Happy anniversary anyway, kids (our 34th is this year)! What do ya think happened to the croissants?

 
Sally - what was wrong with them?

Also, you said you put in the fridge after all 6 turns. Did you refrigerate really well in between each turn? We had to 'shortcut' that in class and they didn't turn out right.

I love them but just getting the timing down right keeps me from making them often. I cheat and get the all butter frozen mini croissants at Trader Joes - they are KILLER!

 
Those croissants....

..... they did not rise, ended up very very tiny, and heavy as lead.

honestly, the worst croissants ever! smileys/smile.gif

I think part of the problem is that I am directionally impaired - you know how you are supposed to fold, and do a 1/4 turn to the right? I "think" I messed up the direction of some of the folds. Not sure this would explain the fiasco, but.... I gotta recover from the trauma and try it again.

(thanks for the wedding anniversary wishes, I am sure a very lucky person to having found my perfect match, after having kissed my share of frogs... smileys/smile.gif

 
I'm glad your bread turned out well. Did you try the CI method?

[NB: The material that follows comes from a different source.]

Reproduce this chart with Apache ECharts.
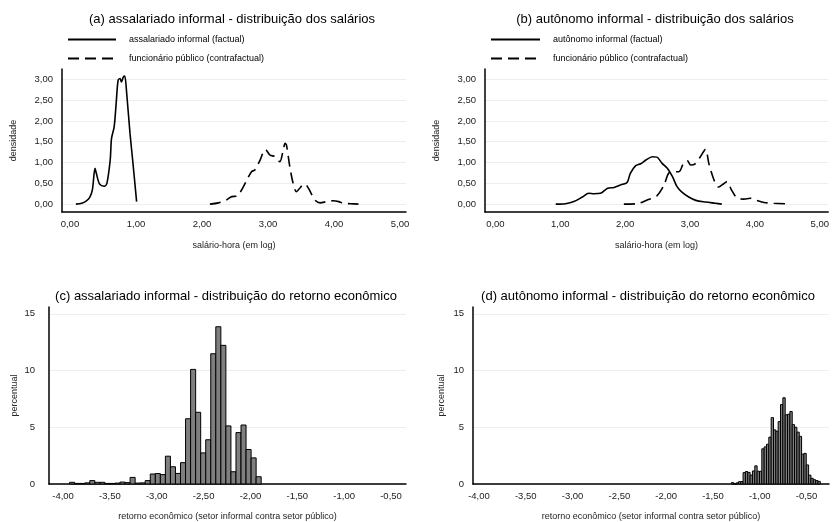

Also, which sour dough starter

did you try?

Congrats on the Coach score!! smileys/smile.gif

 
My Weekend (Almost) Six

* Made Navel Orange/Meyer Lemon Marmalade which I personally liked much better than straight Meyer.
* Made English Muffins with (old) Instant yeast and they took an Age to rise! But they were good!
* Lost 2 pounds this week, Yay!
* Finished knitting my First Pair of Socks (Thanks, Heather for turning me on to Ravelry!)
* ?
* ?

 
Definitely true....

I can see us in ten years talking about "remember when you made those pathetic croissants to celebrate our anniversary?"

smileys/smile.gif

 
What's the "CI" method? I went with the "No Knead" version. (Ok, I DID knead it a tad) Turned out>

REALLY well. With this batch I used the starter begat from "breadtopia" with 60% High-Gluten Bread Flour and 40% White Whole Wheat. While it's not as sour as the "carlsfriends" loaf, it rises significantly better.

There was nearly 50% oven spring, thin but crisp crust and the crumb was moist, clean, mildly sour and filled with irregular sized holes. I may never knead a loaf of bread again.

Now the down side of the no-knead process is you have to bake in a covered cast iron pan which limits shape options. I'd like to make batards but am not quite sure how to go about it. Because the dough is very wet (100% hydration, according to the pros)it needs a form to keep it from spreading before baking.

I have a batard form and may try loading dough in each of the 2 sides, put it in a baking pan, then cover with a deep roaster. That MIGHT achieve the cloche-like method necessary for proper baking.

But I do go on . . .

 
Sorry, it was Cook's Ilustrated. Maybe you can shape

your batards, leave on parchment covered baking sheet and try the steam method.
(pizza stone heated 30 mins on high heat
then throw water on the bottom of the oven to create steam?

 
That would work but to do it the "No Knead" way, I'd need an oblong cloche. Hate having one >

more large object that takes up alot of room and only does one thing. Speaking of my younger brother. . . (buh-dum-bum!)